• **Short task**
Every line of the records must be repeated exactly; pictures stay out.

Supplied entries start

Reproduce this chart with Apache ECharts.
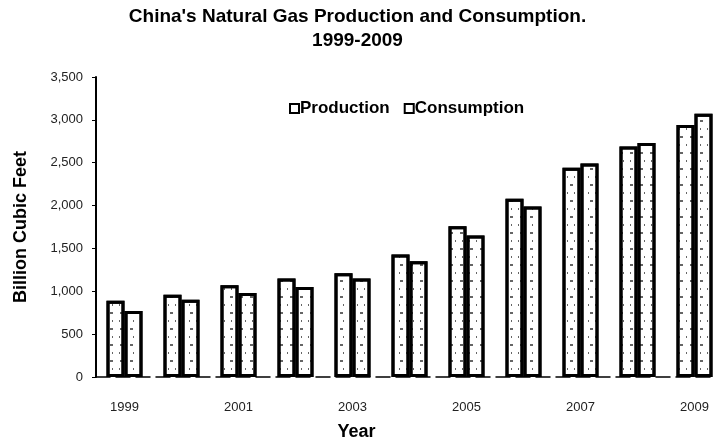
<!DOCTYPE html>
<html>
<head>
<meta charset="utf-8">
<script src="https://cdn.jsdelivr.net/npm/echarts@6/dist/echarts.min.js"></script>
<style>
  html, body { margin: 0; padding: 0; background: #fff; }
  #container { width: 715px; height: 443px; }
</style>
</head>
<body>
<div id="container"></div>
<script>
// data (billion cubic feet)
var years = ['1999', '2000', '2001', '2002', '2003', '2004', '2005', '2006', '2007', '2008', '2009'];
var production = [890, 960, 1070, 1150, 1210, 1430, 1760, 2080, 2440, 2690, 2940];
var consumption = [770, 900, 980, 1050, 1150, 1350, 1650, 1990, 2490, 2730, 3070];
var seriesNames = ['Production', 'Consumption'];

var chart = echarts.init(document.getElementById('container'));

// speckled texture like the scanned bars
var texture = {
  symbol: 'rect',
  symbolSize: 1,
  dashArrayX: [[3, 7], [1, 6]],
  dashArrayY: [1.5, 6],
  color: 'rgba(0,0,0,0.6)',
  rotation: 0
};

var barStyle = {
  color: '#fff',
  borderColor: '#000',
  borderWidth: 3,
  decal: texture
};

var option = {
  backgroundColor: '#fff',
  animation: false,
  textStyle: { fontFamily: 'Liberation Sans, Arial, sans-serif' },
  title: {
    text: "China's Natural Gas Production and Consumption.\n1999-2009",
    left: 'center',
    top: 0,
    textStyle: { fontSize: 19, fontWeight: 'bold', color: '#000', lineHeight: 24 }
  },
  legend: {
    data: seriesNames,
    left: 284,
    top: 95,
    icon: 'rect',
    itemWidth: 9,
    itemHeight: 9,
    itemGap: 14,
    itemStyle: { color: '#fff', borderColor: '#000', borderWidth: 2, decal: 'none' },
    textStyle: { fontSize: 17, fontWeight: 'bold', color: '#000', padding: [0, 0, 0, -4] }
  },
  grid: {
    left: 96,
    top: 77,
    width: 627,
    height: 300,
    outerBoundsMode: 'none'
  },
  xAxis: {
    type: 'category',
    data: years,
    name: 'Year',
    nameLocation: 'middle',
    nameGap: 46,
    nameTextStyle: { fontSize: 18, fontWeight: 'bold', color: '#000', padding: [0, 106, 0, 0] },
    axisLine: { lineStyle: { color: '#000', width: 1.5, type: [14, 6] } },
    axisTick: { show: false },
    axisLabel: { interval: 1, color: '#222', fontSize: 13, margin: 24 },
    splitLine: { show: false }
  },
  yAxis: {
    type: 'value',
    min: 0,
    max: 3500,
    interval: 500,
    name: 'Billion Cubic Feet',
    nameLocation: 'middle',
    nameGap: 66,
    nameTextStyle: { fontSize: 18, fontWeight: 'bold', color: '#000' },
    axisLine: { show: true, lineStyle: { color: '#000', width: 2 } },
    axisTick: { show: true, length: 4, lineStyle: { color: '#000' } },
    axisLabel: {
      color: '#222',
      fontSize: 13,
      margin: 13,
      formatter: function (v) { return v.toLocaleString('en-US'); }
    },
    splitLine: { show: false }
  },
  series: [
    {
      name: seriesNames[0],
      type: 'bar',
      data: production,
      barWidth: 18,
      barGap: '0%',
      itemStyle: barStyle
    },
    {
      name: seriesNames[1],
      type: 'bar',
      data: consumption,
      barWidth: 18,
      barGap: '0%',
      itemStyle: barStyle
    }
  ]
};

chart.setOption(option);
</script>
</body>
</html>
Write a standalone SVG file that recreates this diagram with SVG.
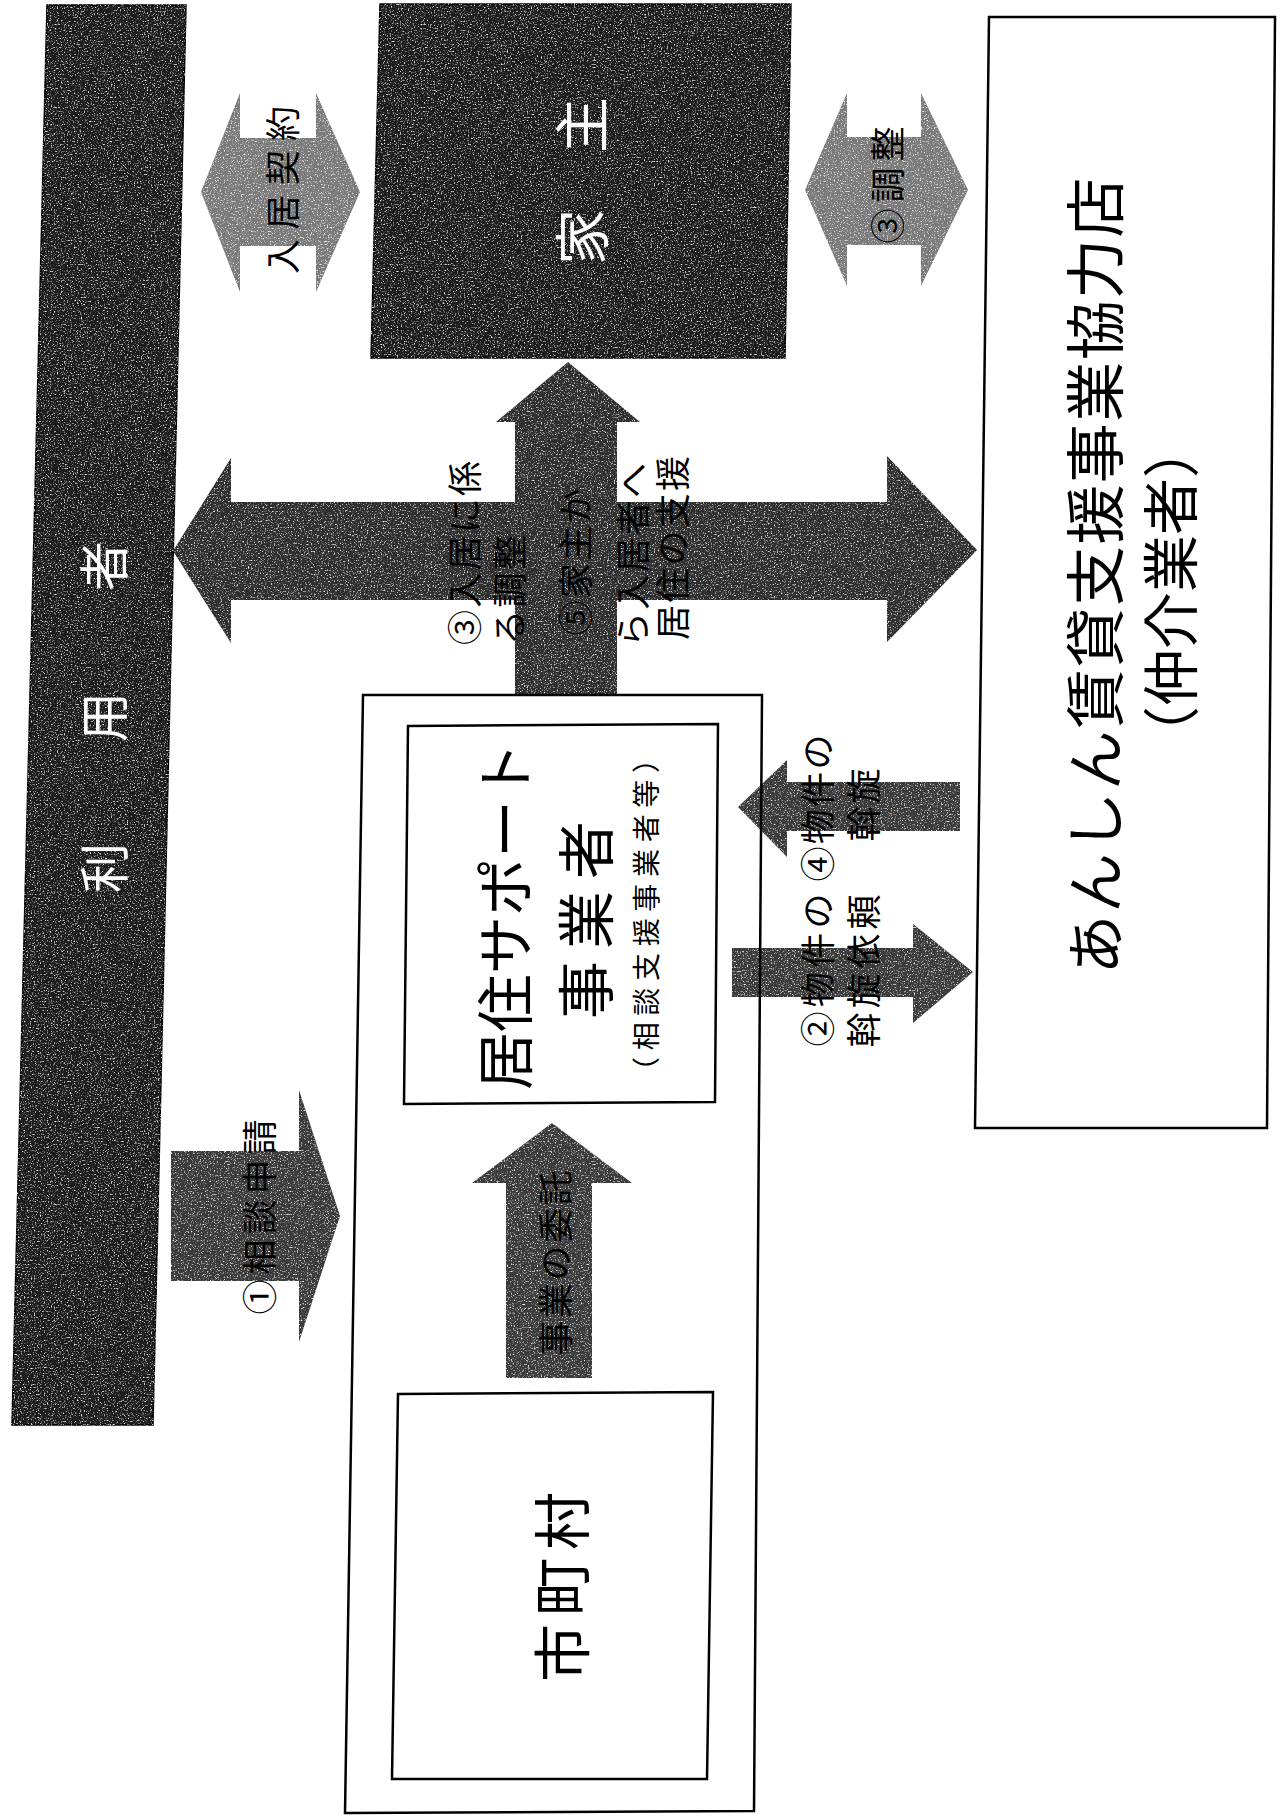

Supplied entries end

• **Response below**
Reproduce this chart with Apache ECharts.
<!DOCTYPE html>
<html>
<head>
<meta charset="utf-8">
<script src="https://cdn.jsdelivr.net/npm/echarts@6/dist/echarts.min.js"></script>
<style>
  html, body { margin: 0; padding: 0; background: #fff; }
  #container { width: 715px; height: 443px; }
</style>
</head>
<body>
<div id="container"></div>
<script>
// data (billion cubic feet)
var years = ['1999', '2000', '2001', '2002', '2003', '2004', '2005', '2006', '2007', '2008', '2009'];
var production = [890, 960, 1070, 1150, 1210, 1430, 1760, 2080, 2440, 2690, 2940];
var consumption = [770, 900, 980, 1050, 1150, 1350, 1650, 1990, 2490, 2730, 3070];
var seriesNames = ['Production', 'Consumption'];

var chart = echarts.init(document.getElementById('container'));

// speckled texture like the scanned bars
var texture = {
  symbol: 'rect',
  symbolSize: 1,
  dashArrayX: [[3, 7], [1, 6]],
  dashArrayY: [1.5, 6],
  color: 'rgba(0,0,0,0.6)',
  rotation: 0
};

var barStyle = {
  color: '#fff',
  borderColor: '#000',
  borderWidth: 3,
  decal: texture
};

var option = {
  backgroundColor: '#fff',
  animation: false,
  textStyle: { fontFamily: 'Liberation Sans, Arial, sans-serif' },
  title: {
    text: "China's Natural Gas Production and Consumption.\n1999-2009",
    left: 'center',
    top: 0,
    textStyle: { fontSize: 19, fontWeight: 'bold', color: '#000', lineHeight: 24 }
  },
  legend: {
    data: seriesNames,
    left: 284,
    top: 95,
    icon: 'rect',
    itemWidth: 9,
    itemHeight: 9,
    itemGap: 14,
    itemStyle: { color: '#fff', borderColor: '#000', borderWidth: 2, decal: 'none' },
    textStyle: { fontSize: 17, fontWeight: 'bold', color: '#000', padding: [0, 0, 0, -4] }
  },
  grid: {
    left: 96,
    top: 77,
    width: 627,
    height: 300,
    outerBoundsMode: 'none'
  },
  xAxis: {
    type: 'category',
    data: years,
    name: 'Year',
    nameLocation: 'middle',
    nameGap: 46,
    nameTextStyle: { fontSize: 18, fontWeight: 'bold', color: '#000', padding: [0, 106, 0, 0] },
    axisLine: { lineStyle: { color: '#000', width: 1.5, type: [14, 6] } },
    axisTick: { show: false },
    axisLabel: { interval: 1, color: '#222', fontSize: 13, margin: 24 },
    splitLine: { show: false }
  },
  yAxis: {
    type: 'value',
    min: 0,
    max: 3500,
    interval: 500,
    name: 'Billion Cubic Feet',
    nameLocation: 'middle',
    nameGap: 66,
    nameTextStyle: { fontSize: 18, fontWeight: 'bold', color: '#000' },
    axisLine: { show: true, lineStyle: { color: '#000', width: 2 } },
    axisTick: { show: true, length: 4, lineStyle: { color: '#000' } },
    axisLabel: {
      color: '#222',
      fontSize: 13,
      margin: 13,
      formatter: function (v) { return v.toLocaleString('en-US'); }
    },
    splitLine: { show: false }
  },
  series: [
    {
      name: seriesNames[0],
      type: 'bar',
      data: production,
      barWidth: 18,
      barGap: '0%',
      itemStyle: barStyle
    },
    {
      name: seriesNames[1],
      type: 'bar',
      data: consumption,
      barWidth: 18,
      barGap: '0%',
      itemStyle: barStyle
    }
  ]
};

chart.setOption(option);
</script>
</body>
</html>
Write a standalone SVG file that recreates this diagram with SVG.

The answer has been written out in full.